● TASK TO CARRY OUT
Reproduce exactly, with no pictures, each line from the opening of the material down through the line containing "2950, 2767, 2611, 2470, 2250, 2056, 1801, 1439]".

----

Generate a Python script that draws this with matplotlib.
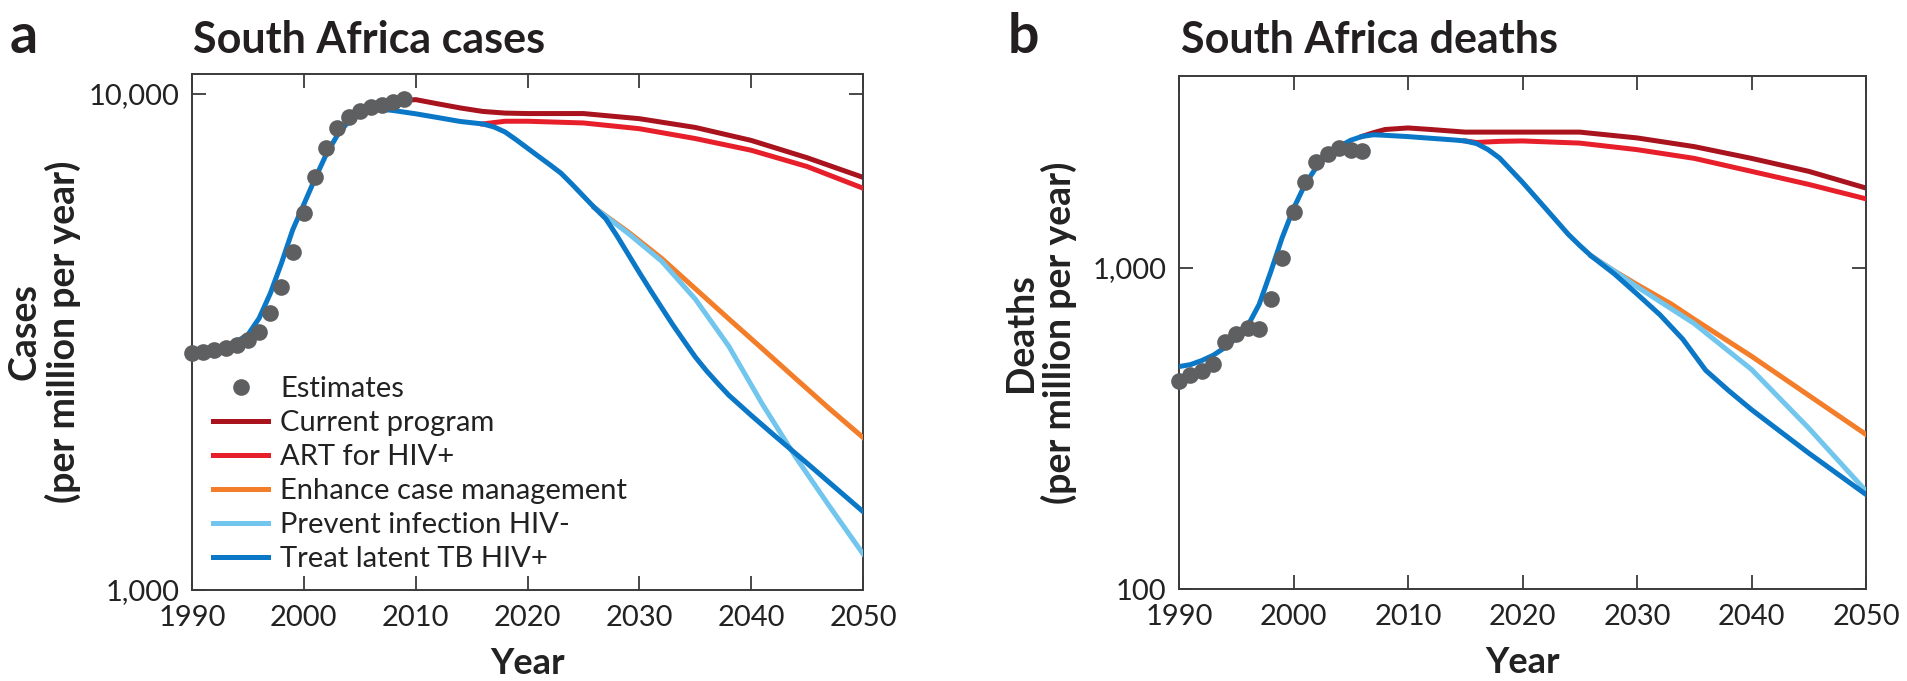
import matplotlib
matplotlib.use("Agg")
import matplotlib.pyplot as plt
from matplotlib.ticker import FixedLocator, NullLocator

plt.rcParams['font.family'] = ['Lato', 'DejaVu Sans']

# ---------------- data: cases (per million per year) ----------------
est_cases_years = list(range(1990, 2010))
est_cases = [3008, 3022, 3048, 3070, 3119, 3192, 3318, 3614, 4077, 4797,
             5745, 6809, 7798, 8531, 9000, 9250, 9400, 9500, 9620, 9770]

tlt_cases_years = [1990, 1992, 1993, 1994, 1995, 1996, 1997, 1998, 1999, 2000,
                   2001, 2002, 2003, 2004, 2005, 2006, 2007, 2008, 2010, 2012,
                   2014, 2016, 2017, 2018, 2019, 2020, 2021, 2022, 2023, 2024,
                   2025, 2026, 2027, 2028, 2029, 2030, 2031, 2032, 2033, 2034,
                   2035, 2036, 2037, 2038, 2040, 2042, 2045, 2050]
tlt_cases = [3000, 3030, 3080, 3170, 3270, 3530, 3960, 4560, 5320, 5990,
             6750, 7550, 8260, 8800, 9130, 9260, 9310, 9260, 9120, 8960,
             8800, 8700, 8580, 8380, 8080, 7775, 7480, 7200, 6920, 6570,
             6223, 5896, 5602, 5175, 4753, 4365, 4018, 3707, 3423, 3176,
             2950, 2767, 2611, 2470, 2250, 2056, 1801, 1439]

cur_cases_years = [2007, 2008, 2009, 2010, 2012, 2014, 2016, 2018, 2020, 2025,
                   2030, 2035, 2040, 2045, 2050]
cur_cases = [9310, 9500, 9700, 9740, 9550, 9370, 9220, 9150, 9130, 9130,
             8915, 8560, 8060, 7437, 6790]

art_cases_years = [2016, 2018, 2020, 2025, 2030, 2035, 2040, 2045, 2050]
art_cases = [8700, 8810, 8810, 8740, 8510, 8130, 7700, 7140, 6457]

ecm_cases_years = [2026, 2029, 2032, 2035, 2038, 2041, 2044, 2047, 2050]
ecm_cases = [5896, 5270, 4660, 4050, 3520, 3065, 2665, 2320, 2030]

pih_cases_years = [2026, 2029, 2032, 2035, 2038, 2041, 2044, 2047, 2050]
pih_cases = [5896, 5236, 4600, 3860, 3100, 2370, 1850, 1475, 1183]

# ---------------- data: deaths (per million per year) ----------------
est_deaths_years = list(range(1990, 2007))
est_deaths = [443, 465, 477, 501, 590, 625, 648, 646, 800, 1075,
              1498, 1853, 2136, 2258, 2358, 2332, 2320]

tlt_deaths_years = [1990, 1991, 1992, 1993, 1994, 1995, 1996, 1997, 1998, 1999,
                    2000, 2001, 2002, 2003, 2004, 2005, 2006, 2007, 2008, 2010,
                    2012, 2014, 2015, 2016, 2017, 2018, 2020, 2022, 2024, 2025,
                    2026, 2028, 2030, 2032, 2034, 2036, 2038, 2040, 2045, 2050]
tlt_deaths = [493, 500, 515, 535, 565, 605, 660, 770, 970, 1240,
              1530, 1820, 2060, 2240, 2390, 2500, 2570, 2600, 2590, 2566,
              2535, 2505, 2487, 2440, 2337, 2200, 1849, 1535, 1273, 1175,
              1090, 960, 830, 715, 600, 480, 415, 362, 265, 197]

cur_deaths_years = [2006, 2007, 2008, 2010, 2012, 2015, 2020, 2025, 2030, 2035,
                    2040, 2045, 2050]
cur_deaths = [2570, 2640, 2700, 2730, 2700, 2650, 2650, 2650, 2542, 2388,
              2195, 2000, 1774]

art_deaths_years = [2015, 2016, 2018, 2020, 2025, 2030, 2035, 2040, 2045, 2050]
art_deaths = [2487, 2460, 2480, 2487, 2449, 2337, 2195, 2000, 1821, 1642]

ecm_deaths_years = [2026, 2028, 2030, 2033, 2035, 2040, 2045, 2050]
ecm_deaths = [1090, 980, 888, 772, 692, 531, 401, 303]

pih_deaths_years = [2026, 2028, 2030, 2035, 2040, 2045, 2050]
pih_deaths = [1090, 980, 874, 671, 483, 317, 202]

labels = ["Estimates", "Current program", "ART for HIV+", "Enhance case management",
          "Prevent infection HIV-", "Treat latent TB HIV+"]
colors = {"est": "#5e5f61", "cur": "#a8131e", "art": "#e61f2b", "ecm": "#f47d2a",
          "pih": "#72c6ee", "tlt": "#0a77c7"}

xticks = [1990, 2000, 2010, 2020, 2030, 2040, 2050]

W, H = 1907, 681
fig = plt.figure(figsize=(W / 100, H / 100), dpi=100)
ax1 = fig.add_axes([192 / W, 1 - 590 / H, (863 - 192) / W, (590 - 74) / H])
ax2 = fig.add_axes([1179 / W, 1 - 589 / H, (1866 - 1179) / W, (589 - 76) / H])

LW = 3.6
TICK_FS = 21
LEG_FS = 21
LAB_FS = 27


def draw(ax, est_y, est_v, cur, art, ecm, pih, tlt):
    hs = []
    hs.append(ax.plot(cur[0], cur[1], color=colors["cur"], lw=LW, zorder=2)[0])
    hs.append(ax.plot(art[0], art[1], color=colors["art"], lw=LW, zorder=3)[0])
    hs.append(ax.plot(ecm[0], ecm[1], color=colors["ecm"], lw=LW, zorder=4)[0])
    hs.append(ax.plot(pih[0], pih[1], color=colors["pih"], lw=LW, zorder=5)[0])
    hs.append(ax.plot(tlt[0], tlt[1], color=colors["tlt"], lw=LW, zorder=6)[0])
    e = ax.plot(est_y, est_v, 'o', color=colors["est"], ms=12, mew=0, zorder=7,
                clip_on=False)[0]
    ax.set_yscale('log')
    ax.set_xlim(1990, 2050)
    ax.xaxis.set_major_locator(FixedLocator(xticks))
    ax.set_xticklabels([str(x) for x in xticks])
    ax.yaxis.set_minor_locator(NullLocator())
    ax.tick_params(axis='both', which='major', direction='in', length=10,
                   width=1.3, color='#3a3a3a', labelsize=TICK_FS,
                   labelcolor='#222222', top=True, right=True)
    ax.tick_params(axis='x', pad=10.5)
    ax.tick_params(axis='y', pad=9)
    for s in ax.spines.values():
        s.set_linewidth(1.4)
        s.set_color('#3a3a3a')
    ax.set_xlabel("Year", fontsize=26, fontweight='bold', labelpad=12,
                  color='#222222')
    return [e] + hs


h = draw(ax1, est_cases_years, est_cases,
         (cur_cases_years, cur_cases), (art_cases_years, art_cases),
         (ecm_cases_years, ecm_cases), (pih_cases_years, pih_cases),
         (tlt_cases_years, tlt_cases))
ax1.set_ylim(1000, 10970)
ax1.set_yticks([1000, 10000])
ax1.set_yticklabels(["1,000", "10,000"])
ax1.yaxis.set_minor_locator(NullLocator())
ax1.set_ylabel("Cases\n(per million per year)", fontsize=LAB_FS,
               fontweight='bold', color='#222222', linespacing=1.1)
ax1.yaxis.set_label_coords(-0.1654, 0.5)

draw(ax2, est_deaths_years, est_deaths,
     (cur_deaths_years, cur_deaths), (art_deaths_years, art_deaths),
     (ecm_deaths_years, ecm_deaths), (pih_deaths_years, pih_deaths),
     (tlt_deaths_years, tlt_deaths))
ax2.set_ylim(100, 3963)
ax2.set_yticks([100, 1000])
ax2.set_yticklabels(["100", "1,000"])
ax2.yaxis.set_minor_locator(NullLocator())
ax2.set_ylabel("Deaths\n(per million per year)", fontsize=LAB_FS,
               fontweight='bold', color='#222222', linespacing=1.1)
ax2.yaxis.set_label_coords(-0.148, 0.5)

ax1.legend(h, labels, loc='upper left', bbox_to_anchor=(0.031, 0.414),
           frameon=False, fontsize=LEG_FS, handlelength=1.9,
           handletextpad=0.4, labelspacing=0.27, borderpad=0, borderaxespad=0,
           labelcolor='#222222')

fig.text(10 / W, 1 - 53 / H, "a", fontsize=40, fontweight='bold', color='#231f20')
fig.text(1008 / W, 1 - 53 / H, "b", fontsize=40, fontweight='bold', color='#231f20')
fig.text(193 / W, 1 - 53 / H, "South Africa cases", fontsize=31,
         fontweight='bold', color='#231f20')
fig.text(1181 / W, 1 - 53 / H, "South Africa deaths", fontsize=31,
         fontweight='bold', color='#231f20')

fig.savefig("out.png", dpi=100, facecolor='white')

----

● THE SOLUTION
Generate a Python script that draws this with matplotlib.
import matplotlib
matplotlib.use("Agg")
import matplotlib.pyplot as plt
from matplotlib.ticker import FixedLocator, NullLocator

plt.rcParams['font.family'] = ['Lato', 'DejaVu Sans']

# ---------------- data: cases (per million per year) ----------------
est_cases_years = list(range(1990, 2010))
est_cases = [3008, 3022, 3048, 3070, 3119, 3192, 3318, 3614, 4077, 4797,
             5745, 6809, 7798, 8531, 9000, 9250, 9400, 9500, 9620, 9770]

tlt_cases_years = [1990, 1992, 1993, 1994, 1995, 1996, 1997, 1998, 1999, 2000,
                   2001, 2002, 2003, 2004, 2005, 2006, 2007, 2008, 2010, 2012,
                   2014, 2016, 2017, 2018, 2019, 2020, 2021, 2022, 2023, 2024,
                   2025, 2026, 2027, 2028, 2029, 2030, 2031, 2032, 2033, 2034,
                   2035, 2036, 2037, 2038, 2040, 2042, 2045, 2050]
tlt_cases = [3000, 3030, 3080, 3170, 3270, 3530, 3960, 4560, 5320, 5990,
             6750, 7550, 8260, 8800, 9130, 9260, 9310, 9260, 9120, 8960,
             8800, 8700, 8580, 8380, 8080, 7775, 7480, 7200, 6920, 6570,
             6223, 5896, 5602, 5175, 4753, 4365, 4018, 3707, 3423, 3176,
             2950, 2767, 2611, 2470, 2250, 2056, 1801, 1439]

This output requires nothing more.